Wednesday, April 22, 2009

I So Did Not Need To Know That

I try to keep this blog family friendly but the following story must be told.

So today I went to the farmer's market style store where I've been getting most of my fruits and vegetables. With my toddler and my seven week old in tow I entered the check out line. The woman in front of me had several things including corn dogs.

G: Hockey dogs!
Me: Yep.
G: Those my hockey dogs?
Me: No, they are hers.
Her: (Turning around) Do you like corn dogs?
G: Oh yes!
Her: (lifting up a huge dog bone) I'm also getting this for my dog. She'll love it.
Me: Oh, our dog would love that.
Her: What kind of dog do you have?
Me: A golden retriever.
Her: I have a miniature Australian shepherd*. She's is so spoiled.
Me: Our dog is pretty spoiled too.
Her: I love her so much. I'd rather have my dog than *insert word for male appendage here*.

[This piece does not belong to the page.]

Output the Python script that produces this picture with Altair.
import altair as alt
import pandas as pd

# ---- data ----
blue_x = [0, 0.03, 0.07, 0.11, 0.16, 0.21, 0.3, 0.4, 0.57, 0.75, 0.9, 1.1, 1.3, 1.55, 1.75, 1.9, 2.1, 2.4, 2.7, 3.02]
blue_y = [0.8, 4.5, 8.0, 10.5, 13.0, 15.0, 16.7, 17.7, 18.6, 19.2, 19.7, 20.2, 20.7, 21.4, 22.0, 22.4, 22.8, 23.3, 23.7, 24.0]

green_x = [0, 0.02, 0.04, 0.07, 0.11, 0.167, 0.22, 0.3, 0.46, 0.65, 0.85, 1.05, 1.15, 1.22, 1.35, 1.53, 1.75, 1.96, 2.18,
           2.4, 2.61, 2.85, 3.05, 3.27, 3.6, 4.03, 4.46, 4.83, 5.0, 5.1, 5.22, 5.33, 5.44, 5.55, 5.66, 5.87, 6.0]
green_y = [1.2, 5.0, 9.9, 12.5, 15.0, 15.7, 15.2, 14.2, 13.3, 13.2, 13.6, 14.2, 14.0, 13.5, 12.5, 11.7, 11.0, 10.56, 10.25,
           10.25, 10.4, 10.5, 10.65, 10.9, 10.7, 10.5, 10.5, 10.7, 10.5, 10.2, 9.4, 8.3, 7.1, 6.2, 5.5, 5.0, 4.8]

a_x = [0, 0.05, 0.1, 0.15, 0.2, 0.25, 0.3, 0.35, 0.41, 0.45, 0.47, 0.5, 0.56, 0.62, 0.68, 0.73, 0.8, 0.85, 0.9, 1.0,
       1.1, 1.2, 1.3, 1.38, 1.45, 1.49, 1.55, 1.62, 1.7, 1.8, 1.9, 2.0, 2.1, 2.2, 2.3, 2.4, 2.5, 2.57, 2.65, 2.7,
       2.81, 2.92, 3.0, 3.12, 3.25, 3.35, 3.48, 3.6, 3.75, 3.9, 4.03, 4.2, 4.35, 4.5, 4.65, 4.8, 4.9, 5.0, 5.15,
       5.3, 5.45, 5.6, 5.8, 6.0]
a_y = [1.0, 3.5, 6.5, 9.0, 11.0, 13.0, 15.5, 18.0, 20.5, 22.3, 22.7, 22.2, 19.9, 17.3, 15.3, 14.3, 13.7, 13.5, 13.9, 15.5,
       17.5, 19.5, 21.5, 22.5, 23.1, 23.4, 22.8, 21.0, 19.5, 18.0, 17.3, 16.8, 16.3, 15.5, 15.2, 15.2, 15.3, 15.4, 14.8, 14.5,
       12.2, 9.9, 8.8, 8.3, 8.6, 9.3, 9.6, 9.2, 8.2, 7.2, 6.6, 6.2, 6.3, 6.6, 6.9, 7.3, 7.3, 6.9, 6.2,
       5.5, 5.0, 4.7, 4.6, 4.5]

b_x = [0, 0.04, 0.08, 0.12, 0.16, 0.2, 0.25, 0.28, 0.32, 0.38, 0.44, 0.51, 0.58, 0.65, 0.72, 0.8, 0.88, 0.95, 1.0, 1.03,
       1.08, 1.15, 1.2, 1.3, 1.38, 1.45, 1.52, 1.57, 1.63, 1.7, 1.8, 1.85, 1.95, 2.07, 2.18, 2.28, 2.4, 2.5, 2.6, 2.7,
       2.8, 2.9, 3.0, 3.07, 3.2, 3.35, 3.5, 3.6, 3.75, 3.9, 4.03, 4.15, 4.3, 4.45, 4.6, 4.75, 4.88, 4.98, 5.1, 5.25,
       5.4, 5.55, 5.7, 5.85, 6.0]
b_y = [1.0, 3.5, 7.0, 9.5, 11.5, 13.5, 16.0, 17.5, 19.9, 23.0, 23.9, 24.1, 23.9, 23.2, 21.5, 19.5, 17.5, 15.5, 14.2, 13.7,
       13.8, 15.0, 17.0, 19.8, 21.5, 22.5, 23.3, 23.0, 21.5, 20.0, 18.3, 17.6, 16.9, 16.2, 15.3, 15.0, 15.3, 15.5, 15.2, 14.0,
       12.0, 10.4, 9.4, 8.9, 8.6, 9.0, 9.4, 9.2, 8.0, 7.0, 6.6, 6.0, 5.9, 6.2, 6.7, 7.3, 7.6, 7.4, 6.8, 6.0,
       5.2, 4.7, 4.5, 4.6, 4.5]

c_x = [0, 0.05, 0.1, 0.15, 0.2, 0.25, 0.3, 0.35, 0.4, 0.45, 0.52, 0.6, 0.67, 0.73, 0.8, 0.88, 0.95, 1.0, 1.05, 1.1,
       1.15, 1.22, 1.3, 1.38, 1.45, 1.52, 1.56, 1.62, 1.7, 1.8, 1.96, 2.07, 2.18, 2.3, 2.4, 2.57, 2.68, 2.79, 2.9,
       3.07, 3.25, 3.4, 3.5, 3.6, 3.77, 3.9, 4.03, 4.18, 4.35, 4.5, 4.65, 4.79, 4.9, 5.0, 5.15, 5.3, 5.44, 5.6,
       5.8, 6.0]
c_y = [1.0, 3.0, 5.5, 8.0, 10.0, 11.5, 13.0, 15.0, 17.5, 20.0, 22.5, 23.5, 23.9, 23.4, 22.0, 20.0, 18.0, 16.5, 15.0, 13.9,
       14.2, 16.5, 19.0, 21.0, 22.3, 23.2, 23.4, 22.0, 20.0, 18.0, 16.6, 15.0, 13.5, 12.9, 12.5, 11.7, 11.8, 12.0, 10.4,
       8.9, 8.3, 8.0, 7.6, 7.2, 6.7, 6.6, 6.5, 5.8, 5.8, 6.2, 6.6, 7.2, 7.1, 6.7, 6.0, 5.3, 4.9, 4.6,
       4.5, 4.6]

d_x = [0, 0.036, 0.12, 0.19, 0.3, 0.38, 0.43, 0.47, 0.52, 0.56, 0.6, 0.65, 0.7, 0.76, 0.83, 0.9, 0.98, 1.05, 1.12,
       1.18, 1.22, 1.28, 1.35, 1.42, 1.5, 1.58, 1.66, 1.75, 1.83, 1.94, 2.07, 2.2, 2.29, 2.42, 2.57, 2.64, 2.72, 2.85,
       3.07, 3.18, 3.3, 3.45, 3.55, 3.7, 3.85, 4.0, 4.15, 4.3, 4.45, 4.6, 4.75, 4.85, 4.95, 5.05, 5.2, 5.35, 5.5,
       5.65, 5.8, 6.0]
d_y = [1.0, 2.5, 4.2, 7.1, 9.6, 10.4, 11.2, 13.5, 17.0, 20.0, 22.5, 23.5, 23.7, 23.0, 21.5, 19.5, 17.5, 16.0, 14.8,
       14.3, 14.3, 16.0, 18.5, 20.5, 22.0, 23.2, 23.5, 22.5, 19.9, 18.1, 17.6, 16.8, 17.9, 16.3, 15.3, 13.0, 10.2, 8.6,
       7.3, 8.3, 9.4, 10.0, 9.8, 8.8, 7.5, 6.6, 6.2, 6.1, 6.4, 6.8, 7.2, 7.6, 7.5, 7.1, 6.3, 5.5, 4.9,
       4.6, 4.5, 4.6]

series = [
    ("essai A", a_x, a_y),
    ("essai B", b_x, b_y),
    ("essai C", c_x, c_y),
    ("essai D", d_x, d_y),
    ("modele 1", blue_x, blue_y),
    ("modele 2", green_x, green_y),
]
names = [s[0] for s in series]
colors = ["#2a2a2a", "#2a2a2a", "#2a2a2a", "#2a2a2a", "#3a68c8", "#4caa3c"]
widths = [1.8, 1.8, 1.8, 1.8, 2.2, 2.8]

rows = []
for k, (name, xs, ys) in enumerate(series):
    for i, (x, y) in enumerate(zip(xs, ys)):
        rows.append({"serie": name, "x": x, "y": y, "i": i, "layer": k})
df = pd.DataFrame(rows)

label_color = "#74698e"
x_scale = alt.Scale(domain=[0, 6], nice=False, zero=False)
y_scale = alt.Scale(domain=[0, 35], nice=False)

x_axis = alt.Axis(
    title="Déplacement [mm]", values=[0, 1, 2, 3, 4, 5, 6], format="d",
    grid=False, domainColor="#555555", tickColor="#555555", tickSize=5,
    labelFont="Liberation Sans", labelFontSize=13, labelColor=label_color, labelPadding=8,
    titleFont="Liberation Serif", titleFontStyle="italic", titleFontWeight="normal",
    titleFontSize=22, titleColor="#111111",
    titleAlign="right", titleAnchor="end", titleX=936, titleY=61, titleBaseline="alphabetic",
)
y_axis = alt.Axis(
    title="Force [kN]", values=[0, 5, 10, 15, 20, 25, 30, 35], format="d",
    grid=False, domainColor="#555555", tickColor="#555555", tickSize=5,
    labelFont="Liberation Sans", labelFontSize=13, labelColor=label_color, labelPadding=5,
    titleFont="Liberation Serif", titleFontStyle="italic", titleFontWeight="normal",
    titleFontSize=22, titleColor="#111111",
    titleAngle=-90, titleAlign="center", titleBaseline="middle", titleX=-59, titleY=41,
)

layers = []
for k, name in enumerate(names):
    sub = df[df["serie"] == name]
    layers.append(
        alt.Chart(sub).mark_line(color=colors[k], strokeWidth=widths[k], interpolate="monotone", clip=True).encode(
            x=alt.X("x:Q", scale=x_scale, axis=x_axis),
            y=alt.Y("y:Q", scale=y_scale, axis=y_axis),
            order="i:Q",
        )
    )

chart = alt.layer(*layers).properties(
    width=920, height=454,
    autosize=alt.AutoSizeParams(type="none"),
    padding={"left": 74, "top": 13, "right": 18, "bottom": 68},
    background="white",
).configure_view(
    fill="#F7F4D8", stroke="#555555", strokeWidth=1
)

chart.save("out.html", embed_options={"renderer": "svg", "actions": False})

Okay, now, you have to actually insert the word and say the whole sentence out loud or something. I think that is the only way to actually get the effect. I. Could. Not. Believe. It. Now, I am certainly not the most modest individual. I'll talk about a plethora of topics. And I am surrounded by lots of male appendages given the fact that I am the sole female in this house and that includes my dog and cat. But, to inform a complete and total stranger who has a two year old--who repeats everything--in her cart that you'd rather have your dog than, well, that...I was floored. To say the least. I stood there and kind of felt perplexed and wondered what I was supposed to say in response to that.

So I said nothing and she said, "I have to see your baby." I jumped at the chance to change the subject. Anything to keep me from discussing dogs vs. men with a total stranger. All the while I was thinking, Can I blog about this? No. Well, maybe. No. Yes? I have got to call my mom.

*I cannot actually remember what she said she had because the events that followed shocked that particular bit of information right out of my memory. I know it was a miniature something or other.


  1. haha people seem very open to tell strangers thing. I had a 911 caller the other night that went on and on about the cathitor(sp?) in a certain male appendage..thanks dude..tmi!

  2. You just got to love, or not, people and their candor.

    Seriously, I can't believe she said that in the public. Much less in the presence of a two year old.

  3. LMAO! My eyes bulged when I read that. I can almost see your expression. haha oh man some people are crazy! I too am surrounded by those male parts. I'm the only pink in a sea of blue!

  4. Im so glad you blogged this because this cracked me up!!

  5. I would have paid money to see your face. Remind me to tell you about what a woman said to me at one of our garage sales once...

  6. still laughing. and then yes, i too think all day, 'can i blog about this'? too funny.

  7. I'm guessing your face looked exactly like mine does RIGHT NOW. What the heck was wrong with her? Oy. People's judgment.

  8. Oh, she's too friendly. That's what we call "oversharing." :D
    Well, let's just look at it on the bright side. By the bright side, I mean you were able to blog about it and we had a good laugh.